Justice Stevens’ dissent in Citizens United contains a devastatingly accurate characterization of Justice Kennedy’s argument:
As a matter of original expectations, then, it seems absurd to think that the First Amendment prohibits legislatures from taking into account the corporate identity of a sponsor of electoral activity. As a matter of original meaning, it likewise seems baseless – unless one elevates the First Amendment’s ‘principles’ or its ‘purpose’ at such a high level of generality that the historical understandings of the Amendment cease to be a meaningful constraint on the judicial task. This case sheds a revelatory light on the assumption of some that an impartial judge’s application of an originalist methodology is likely to yield more determinate answers, or to play a more decisive role in the decisional process, than his or her views about sound policy.
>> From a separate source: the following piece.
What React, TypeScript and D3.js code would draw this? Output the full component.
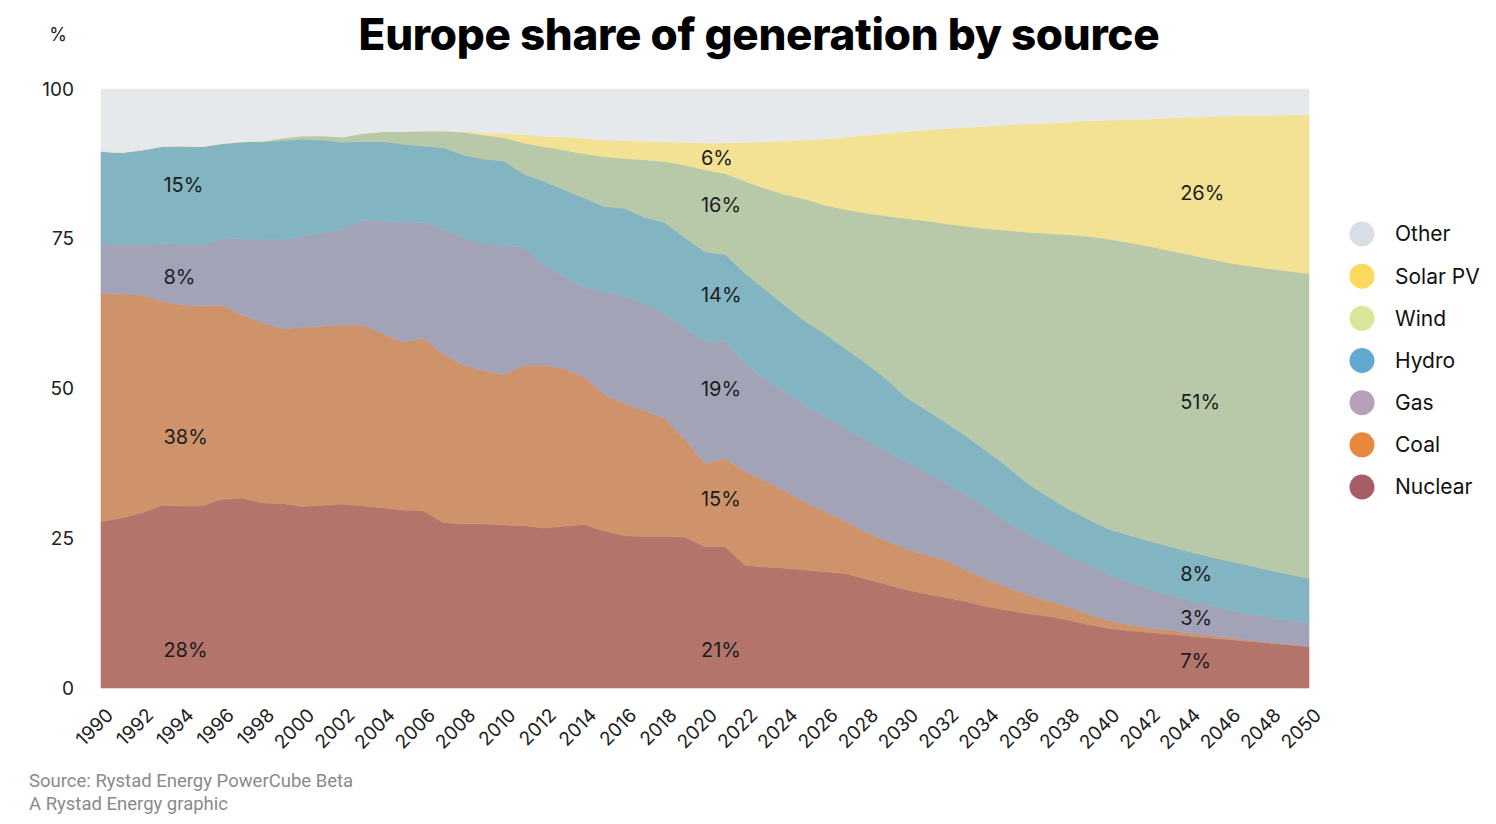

What does support the majority’s interpretation of the First Amendment in Citizens United? We are left with Justice Kennedy’s personal preference that corporations should have a voice in the political arena. Except what is this “corporate voice” that needs protection? It is most assuredly not the voice of the shareholders. State law provides them with no mechanism to approve in advance the use of corporate funds for political activity, and under state law shareholders have little prospect for successfully punishing management after the fact for the use of corporate funds to sponsor political activity that they disagree with. In addition, given that during 2009 the average share of stock was bought and sold two and one half times, shareholders will probably not own their shares long enough to care what management does with corporate money. With the turnover in corporate ownership today, we do not have share-holders, we have share- renters. In this context, the corporate voice is reduced to the voice of top management, who will use corporate money to fund political views that these highly compensated individuals are fully capable of funding out of their own pocket.
When it comes to the First Amendment, therefore, it seems that an ideological preference for free markets trumps traditional notions of federalism and free speech.
Note: The photo accompanying this post depicts the cover of Harper’s Weekly January 21, 1888 and is entitled “Not Even-Handed Justice: Crushing the Scorpion of Anarchy But Sparing the Octopus of Monopoly.” A framed copy hangs in my office.